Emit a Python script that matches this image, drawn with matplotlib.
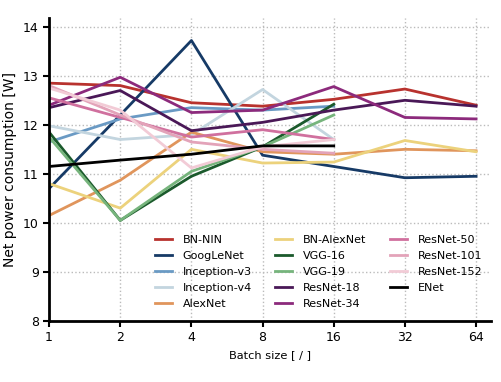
import numpy as np
import matplotlib
matplotlib.use("Agg")
import matplotlib.pyplot as plt

batch = [1, 2, 4, 8, 16, 32, 64]

names = ["BN-NIN", "GoogLeNet", "Inception-v3", "Inception-v4", "AlexNet",
         "BN-AlexNet", "VGG-16", "VGG-19", "ResNet-18", "ResNet-34",
         "ResNet-50", "ResNet-101", "ResNet-152", "ENet"]

bn_nin = [12.85, 12.8, 12.45, 12.38, 12.52, 12.73, 12.4]
googlenet = [10.7, 12.2, 13.72, 11.38, 11.15, 10.92, 10.95]
inception_v3 = [11.65, 12.12, 12.35, 12.3, 12.38]
inception_v4 = [11.98, 11.7, 11.8, 12.72, 11.7]
alexnet = [10.15, 10.87, 11.85, 11.45, 11.4, 11.5, 11.47]
bn_alexnet = [10.8, 10.3, 11.5, 11.22, 11.24, 11.68, 11.45]
vgg16 = [11.85, 10.05, 10.95, 11.55, 12.42]
vgg19 = [11.75, 10.05, 11.05, 11.55, 12.2]
resnet18 = [12.35, 12.7, 11.88, 12.05, 12.3, 12.5, 12.38]
resnet34 = [12.4, 12.97, 12.25, 12.3, 12.78, 12.15, 12.12]
resnet50 = [12.55, 12.15, 11.75, 11.9, 11.7]
resnet101 = [12.8, 12.2, 11.65, 11.5, 11.42]
resnet152 = [12.75, 12.3, 11.12, 11.55, 11.7]
enet = [11.15, 11.28, 11.4, 11.57, 11.57]

series = [bn_nin, googlenet, inception_v3, inception_v4, alexnet, bn_alexnet,
          vgg16, vgg19, resnet18, resnet34, resnet50, resnet101, resnet152, enet]

colors = ["#b8322e", "#163a66", "#6a9ac4", "#c3d5df", "#e0955c", "#ecd27c",
          "#1b5a2c", "#76b47c", "#4a1857", "#8c2a7c", "#d0709e", "#e3a3b9",
          "#f2cbd6", "#000000"]

fig = plt.figure(figsize=(5.01, 3.82), dpi=100)
ax = fig.add_axes([0.098, 0.16, 0.882, 0.793])

for name, vals, c in zip(names, series, colors):
    ax.plot(batch[:len(vals)], vals, color=c, lw=2, label=name)

ax.set_xscale("log", base=2)
ax.set_xticks(batch)
ax.set_xticklabels([str(b) for b in batch])
ax.minorticks_off()
ax.set_xlim(1, 74)
ax.set_ylim(8, 14.18)
ax.set_yticks(range(8, 15))
ax.grid(True, ls=":", color="#bbbbbb", lw=1)
for s in ["top", "right"]:
    ax.spines[s].set_visible(False)
for s in ["left", "bottom"]:
    ax.spines[s].set_linewidth(2)
ax.tick_params(labelsize=9, width=1.5, length=4)
ax.set_xlabel("Batch size [ / ]", fontsize=8.2)
ax.set_ylabel("Net power consumption [W]", fontsize=10)

ax.legend(ncol=3, frameon=False, fontsize=8, loc="lower left",
          bbox_to_anchor=(0.217, 0.005), handlelength=1.5, columnspacing=2.1,
          labelspacing=0.55, handletextpad=1.0)

fig.savefig("out.png", dpi=100)
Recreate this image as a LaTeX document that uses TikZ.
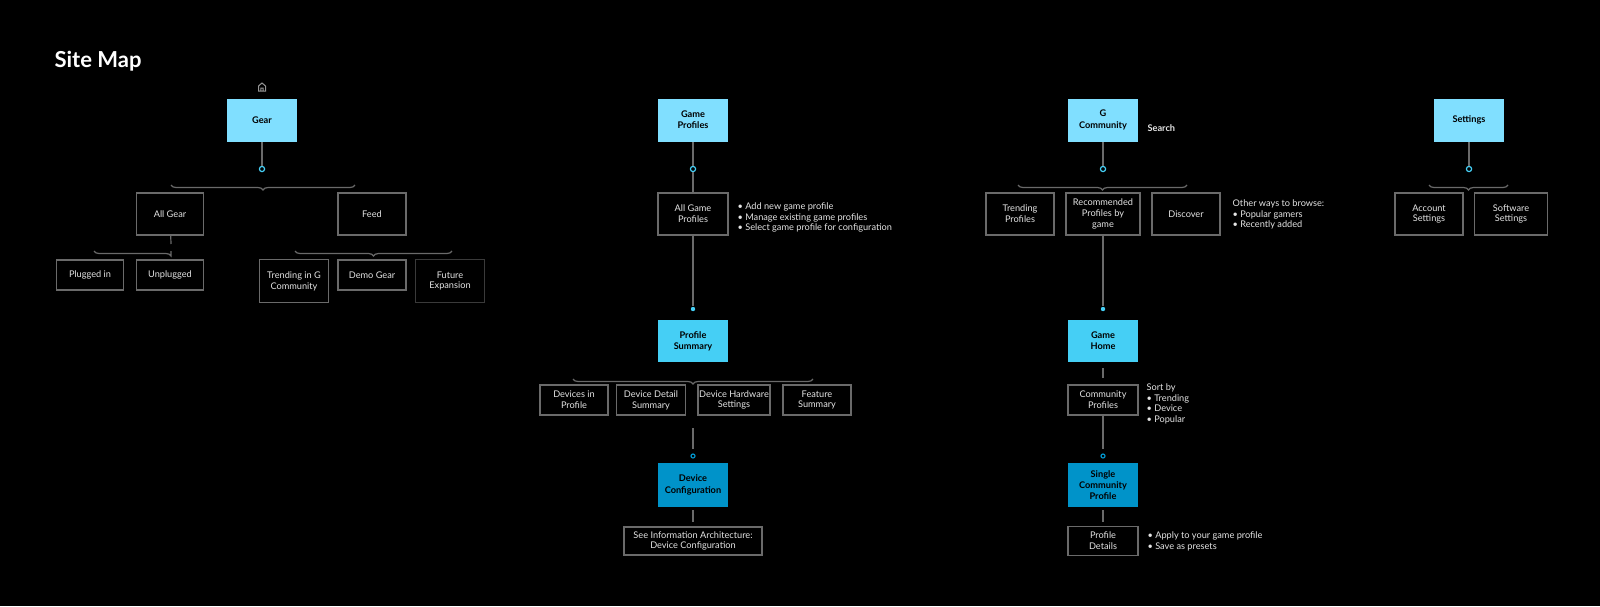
\documentclass[tikz,border=0pt]{standalone}
\usepackage{fontspec}
\setmainfont{Lato}
\usetikzlibrary{decorations.pathreplacing}
\definecolor{lightcyan}{HTML}{80DFFF}
\definecolor{midcyan}{HTML}{45CFF5}
\definecolor{deepcyan}{HTML}{0093C9}
\definecolor{edgegray}{HTML}{6A6A6A}
\definecolor{inkwhite}{HTML}{E4E4E4}
\tikzset{
  every picture/.style={line width=0.6pt},
  page/.style={draw=edgegray, text=inkwhite, align=center, font=\fontsize{4.6}{5.4}\selectfont, inner sep=0pt},
  top/.style={fill=lightcyan, text=black, align=center, font=\bfseries\fontsize{4.6}{5.6}\selectfont, inner sep=0pt},
  note/.style={text=inkwhite, align=left, anchor=north west, font=\fontsize{4.6}{5.4}\selectfont, inner sep=0pt},
  link/.style={draw=edgegray},
  ring/.style={circle, draw=#1, line width=0.6pt, inner sep=0pt, minimum size=2.6pt},
  blip/.style={circle, fill=#1, inner sep=0pt, minimum size=2.2pt},
  bracket/.style={draw=edgegray, decorate, decoration={brace, mirror, amplitude=2.5pt, #1}},
  bracket/.default={aspect=0.5}
}
\begin{document}
\begin{tikzpicture}[x=0.5pt,y=-0.5pt]
\fill[black] (0,0) rectangle (1600,606);
\useasboundingbox (0,0) rectangle (1600,606);

% title and home mark
\node[anchor=west, text=white, font=\bfseries\fontsize{11}{13}\selectfont, inner sep=0pt] (title) at (54,61) {Site Map};
\draw[edgegray!70!white, line width=0.5pt] (258.5,91) -- (258.5,86) -- (262,83) -- (265.5,86) -- (265.5,91) -- cycle (260.8,91) -- (260.8,88) -- (263.2,88) -- (263.2,91);

% Gear
\node[top, minimum width=35pt, minimum height=21.5pt] (gear) at (262,120) {Gear};
\node[ring=midcyan] (geardot) at (262,169) {};
\draw[link] (gear) -- (geardot);
\draw[bracket] (171,185) -- (355,185);
\node[page, minimum width=33.5pt, minimum height=21pt] (allgear) at (170,214) {All Gear};
\node[page, minimum width=34pt, minimum height=21pt] (feed) at (372,214) {Feed};
\draw[bracket={aspect=1}] (94,251) -- (171,251);
\draw[link] (allgear) -- (171,244);
\node[page, minimum width=33.5pt, minimum height=15pt] (plugged) at (90,275) {Plugged in};
\node[page, minimum width=33.5pt, minimum height=15pt] (unplugged) at (170,275) {Unplugged};
\draw[bracket] (295,251) -- (452,251);
\node[page, minimum width=34.5pt, minimum height=21.5pt] (trendg) at (294,281) {Trending in G\\Community};
\node[page, minimum width=34pt, minimum height=15pt] (demo) at (372,275) {Demo Gear};
\node[page, draw=edgegray!55!black, minimum width=34.5pt, minimum height=21.5pt] (future) at (450,281) {Future\\Expansion};

% Game Profiles
\node[top, minimum width=35pt, minimum height=21.5pt] (games) at (693,120) {Game\\Profiles};
\node[ring=midcyan] (gamesdot) at (693,169) {};
\draw[link] (games) -- (gamesdot);
\node[page, minimum width=35pt, minimum height=21pt] (allgames) at (693,214) {All Game\\Profiles};
\draw[link] (gamesdot) -- (allgames);
\node[note] (gamesnote) at (737,202) {• Add new game profile\\• Manage existing game profiles\\• Select game profile for configuration};
\node[blip=midcyan] (sumdot) at (693,309) {};
\draw[link] (allgames) -- (sumdot);
\node[top, fill=midcyan, minimum width=35pt, minimum height=21pt] (summary) at (693,341) {Profile\\Summary};
\draw[bracket] (573,379) -- (813,379);
\node[page, minimum width=34pt, minimum height=15pt] (devices) at (574,400) {Devices in\\Profile};
\node[page, minimum width=34.5pt, minimum height=15pt] (detail) at (651,400) {Device Detail\\Summary};
\node[page, minimum width=36pt, minimum height=15pt] (hardware) at (734,400) {Device Hardware\\Settings};
\node[page, minimum width=34pt, minimum height=15pt] (feature) at (817,400) {Feature\\Summary};
\node[ring=deepcyan, minimum size=2pt] (confdot) at (693,456) {};
\draw[link] (693,428) -- (693,449);
\node[top, fill=deepcyan, minimum width=35pt, minimum height=22pt] (config) at (693,485) {Device\\Configuration};
\node[page, minimum width=69pt, minimum height=14pt] (seeia) at (693,541) {See Information Architecture:\\Device Configuration};
\draw[link] (693,510) -- (693,522);

% G Community
\node[top, minimum width=35pt, minimum height=21.5pt] (gcomm) at (1103,120) {G\\Community};
\node[anchor=west, text=inkwhite, font=\bfseries\fontsize{4.6}{5.6}\selectfont, inner sep=0pt] (search) at (1147,128) {Search};
\node[ring=midcyan] (gcommdot) at (1103,169) {};
\draw[link] (gcomm) -- (gcommdot);
\draw[bracket] (1018,185) -- (1187,185);
\node[page, minimum width=34pt, minimum height=21pt] (trendp) at (1020,214) {Trending\\Profiles};
\node[page, minimum width=37pt, minimum height=21pt] (recom) at (1103,214) {Recommended\\Profiles by\\game};
\node[page, minimum width=34pt, minimum height=21pt] (discover) at (1186,214) {Discover};
\node[note] (browse) at (1232,199) {Other ways to browse:\\• Popular gamers\\• Recently added};
\node[blip=midcyan] (homedot) at (1103,309) {};
\draw[link] (recom) -- (homedot);
\node[top, fill=midcyan, minimum width=35pt, minimum height=21pt] (ghome) at (1103,341) {Game\\Home};
\node[page, minimum width=35pt, minimum height=15pt] (cprof) at (1103,400) {Community\\Profiles};
\draw[link] (1103,368) -- (1103,378);
\node[note] (sortby) at (1146,383) {Sort by\\• Trending\\• Device\\• Popular};
\node[ring=deepcyan, minimum size=2pt] (singledot) at (1103,456) {};
\draw[link] (cprof) -- (1103,449);
\node[top, fill=deepcyan, minimum width=35pt, minimum height=22pt] (single) at (1103,485) {Single\\Community\\Profile};
\node[page, minimum width=35pt, minimum height=14.5pt] (pdetails) at (1103,541) {Profile\\Details};
\draw[link] (1103,510) -- (1103,522);
\node[note] (applynote) at (1147,531) {• Apply to your game profile\\• Save as presets};

% Settings
\node[top, minimum width=35pt, minimum height=21.5pt] (settings) at (1469,120) {Settings};
\node[ring=midcyan] (setdot) at (1469,169) {};
\draw[link] (settings) -- (setdot);
\draw[bracket] (1429,185) -- (1508,185);
\node[page, minimum width=34pt, minimum height=21pt] (account) at (1429,214) {Account\\Settings};
\node[page, minimum width=36.5pt, minimum height=21pt] (software) at (1511,214) {Software\\Settings};
\end{tikzpicture}
\end{document}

= = = =

Job: Skip the pictures and restate exactly the lines from the beginning of the listing to the line with "resnet101, resnet152, enet]", that line included.

Solution:
Emit a Python script that matches this image, drawn with matplotlib.
import numpy as np
import matplotlib
matplotlib.use("Agg")
import matplotlib.pyplot as plt

batch = [1, 2, 4, 8, 16, 32, 64]

names = ["BN-NIN", "GoogLeNet", "Inception-v3", "Inception-v4", "AlexNet",
         "BN-AlexNet", "VGG-16", "VGG-19", "ResNet-18", "ResNet-34",
         "ResNet-50", "ResNet-101", "ResNet-152", "ENet"]

bn_nin = [12.85, 12.8, 12.45, 12.38, 12.52, 12.73, 12.4]
googlenet = [10.7, 12.2, 13.72, 11.38, 11.15, 10.92, 10.95]
inception_v3 = [11.65, 12.12, 12.35, 12.3, 12.38]
inception_v4 = [11.98, 11.7, 11.8, 12.72, 11.7]
alexnet = [10.15, 10.87, 11.85, 11.45, 11.4, 11.5, 11.47]
bn_alexnet = [10.8, 10.3, 11.5, 11.22, 11.24, 11.68, 11.45]
vgg16 = [11.85, 10.05, 10.95, 11.55, 12.42]
vgg19 = [11.75, 10.05, 11.05, 11.55, 12.2]
resnet18 = [12.35, 12.7, 11.88, 12.05, 12.3, 12.5, 12.38]
resnet34 = [12.4, 12.97, 12.25, 12.3, 12.78, 12.15, 12.12]
resnet50 = [12.55, 12.15, 11.75, 11.9, 11.7]
resnet101 = [12.8, 12.2, 11.65, 11.5, 11.42]
resnet152 = [12.75, 12.3, 11.12, 11.55, 11.7]
enet = [11.15, 11.28, 11.4, 11.57, 11.57]

series = [bn_nin, googlenet, inception_v3, inception_v4, alexnet, bn_alexnet,
          vgg16, vgg19, resnet18, resnet34, resnet50, resnet101, resnet152, enet]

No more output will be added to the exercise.